* GOAL OF THE EXERCISE
Everything from the first line of the data below through the line that contains "ax.set_facecolor(BG)" should be written out exactly, please, and nothing more; the pictures stay out.

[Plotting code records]
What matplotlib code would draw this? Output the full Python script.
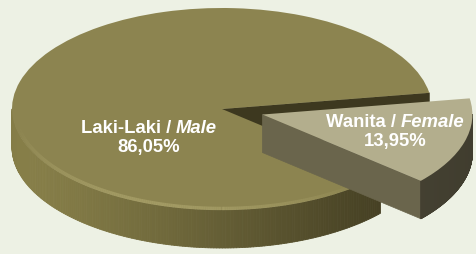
import numpy as np
import matplotlib
matplotlib.use('Agg')
import matplotlib.pyplot as plt
from matplotlib.collections import PolyCollection, LineCollection
from matplotlib.patches import Polygon
from matplotlib.offsetbox import TextArea, HPacker, VPacker, AnnotationBbox

# ---- data ----
labels_id = ['Wanita /', 'Laki-Laki /']
labels_en = ['Female', 'Male']
shares = [13.95, 86.05]
share_text = ['13,95%', '86,05%']
explode = [0.2, 0.0]
top_colors = ['#B3AE8D', '#8C8450']

# ---- style / layout ----
BG = '#EDF1E4'
W, H = 477, 254
CX, RX, CY, RY = 222, 210, 109, 101   # pixel centre & radii of the tilted pie
DEPTH = 38 / RY
START = -41

fig = plt.figure(figsize=(W / 100, H / 100), dpi=100, facecolor=BG)
ax = fig.add_axes([0, 0, 1, 1])
ax.set_facecolor(BG)

wedges, _ = ax.pie(shares, explode=explode, colors=top_colors, startangle=START,
                   counterclock=True, radius=1.0, wedgeprops=dict(linewidth=0))
ax.set_aspect('auto')
ax.set_xlim(-CX / RX, (W - CX) / RX)
ax.set_ylim((CY - H) / RY, CY / RY)
ax.axis('off')

light_m = np.array([134, 126, 72]) / 255
dark_m = np.array([60, 55, 30]) / 255
light_f = np.array([110, 104, 82]) / 255
dark_f = np.array([80, 76, 58]) / 255


def rim(w, light, dark, z):
    cx, cy = w.center
    r = w.r
    th = np.linspace(w.theta1, w.theta2, 400)
    polys, cols = [], []
    for a, b in zip(th[:-1], th[1:]):
        m = np.radians((a + b) / 2)
        if np.sin(m) >= 0:
            continue
        ra, rb = np.radians(a), np.radians(b)
        pa = (cx + r * np.cos(ra), cy + r * np.sin(ra))
        pb = (cx + r * np.cos(rb), cy + r * np.sin(rb))
        polys.append([pa, pb, (pb[0], pb[1] - DEPTH), (pa[0], pa[1] - DEPTH)])
        t = ((1 + np.cos(m - np.radians(200))) / 2) ** 1.5
        cols.append(dark + (light - dark) * t)
    pc = PolyCollection(polys, facecolors=cols, edgecolors=cols, linewidths=0.6, zorder=z)
    ax.add_collection(pc)


def cut_face(w, theta, color, z):
    cx, cy = w.center
    r = w.r
    t = np.radians(theta)
    p = (cx + r * np.cos(t), cy + r * np.sin(t))
    poly = Polygon([(cx, cy), p, (p[0], p[1] - DEPTH), (cx, cy - DEPTH)],
                   closed=True, facecolor=color, edgecolor=color, lw=0.5, zorder=z)
    ax.add_patch(poly)


def bevel(w, color, z, a0, a1):
    cx, cy = w.center
    r = w.r * 0.985
    th = np.radians(np.linspace(a0, a1, 200))
    pts = np.column_stack([cx + r * np.cos(th), cy + r * np.sin(th)])
    segs = np.stack([pts[:-1], pts[1:]], axis=1)
    mid = (th[:-1] + th[1:]) / 2
    alpha = np.clip(0.55 * np.sin(np.pi * (mid - th[0]) / (th[-1] - th[0])), 0, 1)
    base = matplotlib.colors.to_rgb(color)
    cols = [(*base, a) for a in alpha]
    ax.add_collection(LineCollection(segs, colors=cols, linewidths=2.5, zorder=z))


female, male = wedges
# male body
rim(male, light_m, dark_m, 1)
cut_face(male, male.theta1, '#3D381F', 2)
male.set_zorder(3)
bevel(male, '#B5AD74', 3.5, 190, 312)
# female body
cut_face(female, female.theta1, '#6A654C', 4)
rim(female, light_f * 0.85, dark_f * 0.8, 4)
female.set_zorder(5)

# ---- labels ----
FS = 13.3
label_pos = [((395 - CX) / RX, (CY - 132) / RY), ((149 - CX) / RX, (CY - 138) / RY)]
for i in range(2):
    tp = dict(color='white', fontweight='bold', family='Liberation Sans', size=FS)
    tpi = dict(tp, fontstyle='italic')
    row = HPacker(children=[TextArea(labels_id[i], textprops=tp),
                            TextArea(labels_en[i], textprops=tpi)],
                  align='baseline', pad=0, sep=3.5)
    box = VPacker(children=[row, TextArea(share_text[i], textprops=tp)],
                  align='center', pad=0, sep=1)
    ab = AnnotationBbox(box, label_pos[i], xycoords='data', frameon=False,
                        box_alignment=(0.5, 0.5), zorder=10)
    ax.add_artist(ab)

fig.savefig('out.png', dpi=100, facecolor=BG)
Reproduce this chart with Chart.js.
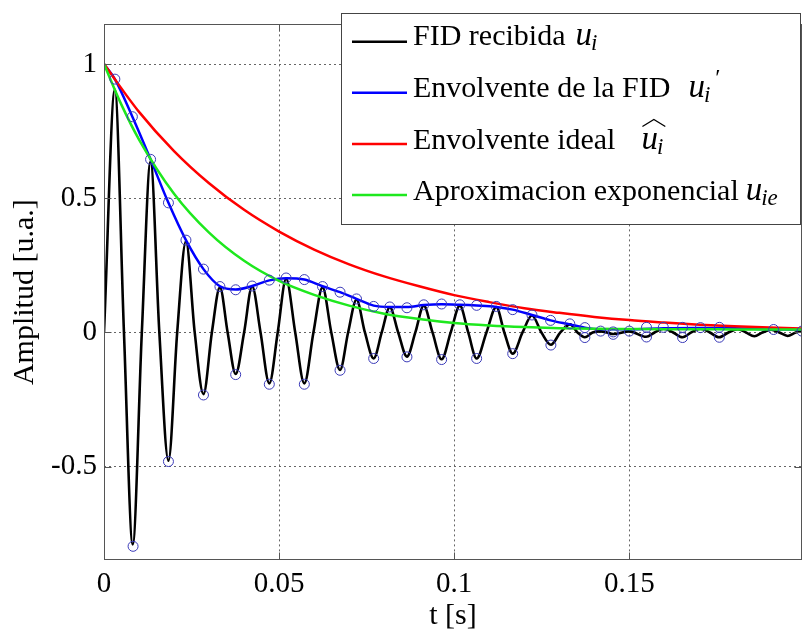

* RESULT
What matplotlib code would draw this? Output the full Python script.
import numpy as np
import matplotlib
matplotlib.use('Agg')
import matplotlib.pyplot as plt
from matplotlib.collections import PolyCollection, LineCollection
from matplotlib.patches import Polygon
from matplotlib.offsetbox import TextArea, HPacker, VPacker, AnnotationBbox

# ---- data ----
labels_id = ['Wanita /', 'Laki-Laki /']
labels_en = ['Female', 'Male']
shares = [13.95, 86.05]
share_text = ['13,95%', '86,05%']
explode = [0.2, 0.0]
top_colors = ['#B3AE8D', '#8C8450']

# ---- style / layout ----
BG = '#EDF1E4'
W, H = 477, 254
CX, RX, CY, RY = 222, 210, 109, 101   # pixel centre & radii of the tilted pie
DEPTH = 38 / RY
START = -41

fig = plt.figure(figsize=(W / 100, H / 100), dpi=100, facecolor=BG)
ax = fig.add_axes([0, 0, 1, 1])
ax.set_facecolor(BG)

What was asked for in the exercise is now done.